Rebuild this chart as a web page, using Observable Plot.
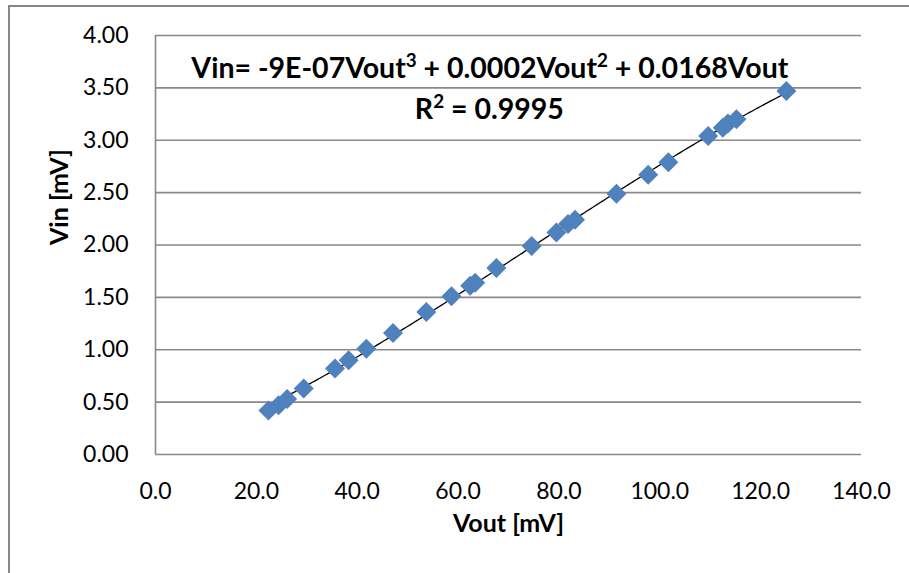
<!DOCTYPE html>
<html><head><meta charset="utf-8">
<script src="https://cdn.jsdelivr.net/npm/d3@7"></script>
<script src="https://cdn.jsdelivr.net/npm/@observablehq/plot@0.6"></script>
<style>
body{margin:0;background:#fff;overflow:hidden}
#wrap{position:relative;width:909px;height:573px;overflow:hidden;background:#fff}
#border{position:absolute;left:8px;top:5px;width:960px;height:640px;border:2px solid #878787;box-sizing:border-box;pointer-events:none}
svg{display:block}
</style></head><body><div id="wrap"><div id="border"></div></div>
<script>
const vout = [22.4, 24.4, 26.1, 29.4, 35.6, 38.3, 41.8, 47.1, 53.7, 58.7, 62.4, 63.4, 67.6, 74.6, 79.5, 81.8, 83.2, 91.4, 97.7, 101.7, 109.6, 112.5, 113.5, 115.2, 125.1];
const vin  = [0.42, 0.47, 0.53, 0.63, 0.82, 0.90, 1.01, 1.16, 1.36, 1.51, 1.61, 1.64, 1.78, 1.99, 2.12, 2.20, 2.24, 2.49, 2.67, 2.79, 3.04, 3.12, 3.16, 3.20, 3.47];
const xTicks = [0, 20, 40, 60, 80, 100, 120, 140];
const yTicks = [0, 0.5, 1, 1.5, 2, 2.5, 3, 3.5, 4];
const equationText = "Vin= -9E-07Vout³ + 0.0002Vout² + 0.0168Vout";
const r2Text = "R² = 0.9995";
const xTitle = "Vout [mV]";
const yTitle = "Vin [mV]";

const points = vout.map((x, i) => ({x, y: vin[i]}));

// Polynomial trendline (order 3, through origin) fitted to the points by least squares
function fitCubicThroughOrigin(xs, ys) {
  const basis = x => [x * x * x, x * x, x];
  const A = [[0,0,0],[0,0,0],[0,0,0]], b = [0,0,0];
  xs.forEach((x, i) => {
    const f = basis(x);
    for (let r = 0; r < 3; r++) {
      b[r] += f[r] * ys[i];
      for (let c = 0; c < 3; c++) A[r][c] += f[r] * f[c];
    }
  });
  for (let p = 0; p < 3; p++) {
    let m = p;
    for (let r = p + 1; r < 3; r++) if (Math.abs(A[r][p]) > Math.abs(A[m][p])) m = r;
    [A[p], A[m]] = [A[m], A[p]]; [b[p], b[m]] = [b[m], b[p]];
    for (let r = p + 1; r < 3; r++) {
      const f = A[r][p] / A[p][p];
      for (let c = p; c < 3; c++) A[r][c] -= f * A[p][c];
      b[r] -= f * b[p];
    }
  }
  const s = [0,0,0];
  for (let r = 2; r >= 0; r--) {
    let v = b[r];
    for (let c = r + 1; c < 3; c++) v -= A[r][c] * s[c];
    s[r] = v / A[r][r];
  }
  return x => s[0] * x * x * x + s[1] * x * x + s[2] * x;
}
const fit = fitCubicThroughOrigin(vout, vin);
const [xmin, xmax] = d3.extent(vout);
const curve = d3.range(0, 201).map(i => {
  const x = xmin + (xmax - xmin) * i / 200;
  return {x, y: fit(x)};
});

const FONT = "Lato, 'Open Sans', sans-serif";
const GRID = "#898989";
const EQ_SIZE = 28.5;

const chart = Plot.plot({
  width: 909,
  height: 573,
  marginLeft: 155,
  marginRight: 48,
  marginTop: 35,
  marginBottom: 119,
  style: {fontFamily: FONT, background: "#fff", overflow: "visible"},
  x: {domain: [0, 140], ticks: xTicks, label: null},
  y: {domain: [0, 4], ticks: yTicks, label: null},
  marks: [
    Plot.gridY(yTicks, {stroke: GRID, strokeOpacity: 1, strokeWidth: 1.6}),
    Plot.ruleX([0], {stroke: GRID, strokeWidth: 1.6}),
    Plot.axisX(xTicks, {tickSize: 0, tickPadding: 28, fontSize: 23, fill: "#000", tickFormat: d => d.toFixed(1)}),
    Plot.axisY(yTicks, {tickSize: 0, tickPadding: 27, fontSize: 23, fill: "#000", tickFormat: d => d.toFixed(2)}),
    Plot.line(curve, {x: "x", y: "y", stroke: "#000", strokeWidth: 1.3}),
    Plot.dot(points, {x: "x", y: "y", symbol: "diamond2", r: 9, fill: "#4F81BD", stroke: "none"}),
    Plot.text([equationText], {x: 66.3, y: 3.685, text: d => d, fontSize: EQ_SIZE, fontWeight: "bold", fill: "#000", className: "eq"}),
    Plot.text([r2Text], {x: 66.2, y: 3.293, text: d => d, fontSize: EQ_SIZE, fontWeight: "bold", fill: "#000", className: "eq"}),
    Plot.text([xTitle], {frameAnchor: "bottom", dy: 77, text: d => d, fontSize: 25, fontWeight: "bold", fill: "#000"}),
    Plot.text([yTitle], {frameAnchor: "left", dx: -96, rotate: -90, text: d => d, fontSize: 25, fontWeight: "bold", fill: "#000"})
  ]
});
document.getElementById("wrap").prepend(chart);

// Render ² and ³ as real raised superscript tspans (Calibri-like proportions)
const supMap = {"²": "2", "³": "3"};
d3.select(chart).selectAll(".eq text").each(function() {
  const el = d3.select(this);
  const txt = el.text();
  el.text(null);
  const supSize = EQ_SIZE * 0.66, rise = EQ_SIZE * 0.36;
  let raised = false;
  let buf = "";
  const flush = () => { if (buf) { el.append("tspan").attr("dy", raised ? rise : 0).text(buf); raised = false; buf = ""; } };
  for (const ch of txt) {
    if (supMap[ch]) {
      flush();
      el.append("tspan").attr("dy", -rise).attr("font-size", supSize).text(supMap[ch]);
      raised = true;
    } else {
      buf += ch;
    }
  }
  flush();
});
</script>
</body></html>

__Your task__:
Write out the listing above exactly as it stands, pictures excluded.

__Exercise response__:
Rebuild this chart as a web page, using Observable Plot.
<!DOCTYPE html>
<html><head><meta charset="utf-8">
<script src="https://cdn.jsdelivr.net/npm/d3@7"></script>
<script src="https://cdn.jsdelivr.net/npm/@observablehq/plot@0.6"></script>
<style>
body{margin:0;background:#fff;overflow:hidden}
#wrap{position:relative;width:909px;height:573px;overflow:hidden;background:#fff}
#border{position:absolute;left:8px;top:5px;width:960px;height:640px;border:2px solid #878787;box-sizing:border-box;pointer-events:none}
svg{display:block}
</style></head><body><div id="wrap"><div id="border"></div></div>
<script>
const vout = [22.4, 24.4, 26.1, 29.4, 35.6, 38.3, 41.8, 47.1, 53.7, 58.7, 62.4, 63.4, 67.6, 74.6, 79.5, 81.8, 83.2, 91.4, 97.7, 101.7, 109.6, 112.5, 113.5, 115.2, 125.1];
const vin  = [0.42, 0.47, 0.53, 0.63, 0.82, 0.90, 1.01, 1.16, 1.36, 1.51, 1.61, 1.64, 1.78, 1.99, 2.12, 2.20, 2.24, 2.49, 2.67, 2.79, 3.04, 3.12, 3.16, 3.20, 3.47];
const xTicks = [0, 20, 40, 60, 80, 100, 120, 140];
const yTicks = [0, 0.5, 1, 1.5, 2, 2.5, 3, 3.5, 4];
const equationText = "Vin= -9E-07Vout³ + 0.0002Vout² + 0.0168Vout";
const r2Text = "R² = 0.9995";
const xTitle = "Vout [mV]";
const yTitle = "Vin [mV]";

const points = vout.map((x, i) => ({x, y: vin[i]}));

// Polynomial trendline (order 3, through origin) fitted to the points by least squares
function fitCubicThroughOrigin(xs, ys) {
  const basis = x => [x * x * x, x * x, x];
  const A = [[0,0,0],[0,0,0],[0,0,0]], b = [0,0,0];
  xs.forEach((x, i) => {
    const f = basis(x);
    for (let r = 0; r < 3; r++) {
      b[r] += f[r] * ys[i];
      for (let c = 0; c < 3; c++) A[r][c] += f[r] * f[c];
    }
  });
  for (let p = 0; p < 3; p++) {
    let m = p;
    for (let r = p + 1; r < 3; r++) if (Math.abs(A[r][p]) > Math.abs(A[m][p])) m = r;
    [A[p], A[m]] = [A[m], A[p]]; [b[p], b[m]] = [b[m], b[p]];
    for (let r = p + 1; r < 3; r++) {
      const f = A[r][p] / A[p][p];
      for (let c = p; c < 3; c++) A[r][c] -= f * A[p][c];
      b[r] -= f * b[p];
    }
  }
  const s = [0,0,0];
  for (let r = 2; r >= 0; r--) {
    let v = b[r];
    for (let c = r + 1; c < 3; c++) v -= A[r][c] * s[c];
    s[r] = v / A[r][r];
  }
  return x => s[0] * x * x * x + s[1] * x * x + s[2] * x;
}
const fit = fitCubicThroughOrigin(vout, vin);
const [xmin, xmax] = d3.extent(vout);
const curve = d3.range(0, 201).map(i => {
  const x = xmin + (xmax - xmin) * i / 200;
  return {x, y: fit(x)};
});

const FONT = "Lato, 'Open Sans', sans-serif";
const GRID = "#898989";
const EQ_SIZE = 28.5;

const chart = Plot.plot({
  width: 909,
  height: 573,
  marginLeft: 155,
  marginRight: 48,
  marginTop: 35,
  marginBottom: 119,
  style: {fontFamily: FONT, background: "#fff", overflow: "visible"},
  x: {domain: [0, 140], ticks: xTicks, label: null},
  y: {domain: [0, 4], ticks: yTicks, label: null},
  marks: [
    Plot.gridY(yTicks, {stroke: GRID, strokeOpacity: 1, strokeWidth: 1.6}),
    Plot.ruleX([0], {stroke: GRID, strokeWidth: 1.6}),
    Plot.axisX(xTicks, {tickSize: 0, tickPadding: 28, fontSize: 23, fill: "#000", tickFormat: d => d.toFixed(1)}),
    Plot.axisY(yTicks, {tickSize: 0, tickPadding: 27, fontSize: 23, fill: "#000", tickFormat: d => d.toFixed(2)}),
    Plot.line(curve, {x: "x", y: "y", stroke: "#000", strokeWidth: 1.3}),
    Plot.dot(points, {x: "x", y: "y", symbol: "diamond2", r: 9, fill: "#4F81BD", stroke: "none"}),
    Plot.text([equationText], {x: 66.3, y: 3.685, text: d => d, fontSize: EQ_SIZE, fontWeight: "bold", fill: "#000", className: "eq"}),
    Plot.text([r2Text], {x: 66.2, y: 3.293, text: d => d, fontSize: EQ_SIZE, fontWeight: "bold", fill: "#000", className: "eq"}),
    Plot.text([xTitle], {frameAnchor: "bottom", dy: 77, text: d => d, fontSize: 25, fontWeight: "bold", fill: "#000"}),
    Plot.text([yTitle], {frameAnchor: "left", dx: -96, rotate: -90, text: d => d, fontSize: 25, fontWeight: "bold", fill: "#000"})
  ]
});
document.getElementById("wrap").prepend(chart);

// Render ² and ³ as real raised superscript tspans (Calibri-like proportions)
const supMap = {"²": "2", "³": "3"};
d3.select(chart).selectAll(".eq text").each(function() {
  const el = d3.select(this);
  const txt = el.text();
  el.text(null);
  const supSize = EQ_SIZE * 0.66, rise = EQ_SIZE * 0.36;
  let raised = false;
  let buf = "";
  const flush = () => { if (buf) { el.append("tspan").attr("dy", raised ? rise : 0).text(buf); raised = false; buf = ""; } };
  for (const ch of txt) {
    if (supMap[ch]) {
      flush();
      el.append("tspan").attr("dy", -rise).attr("font-size", supSize).text(supMap[ch]);
      raised = true;
    } else {
      buf += ch;
    }
  }
  flush();
});
</script>
</body></html>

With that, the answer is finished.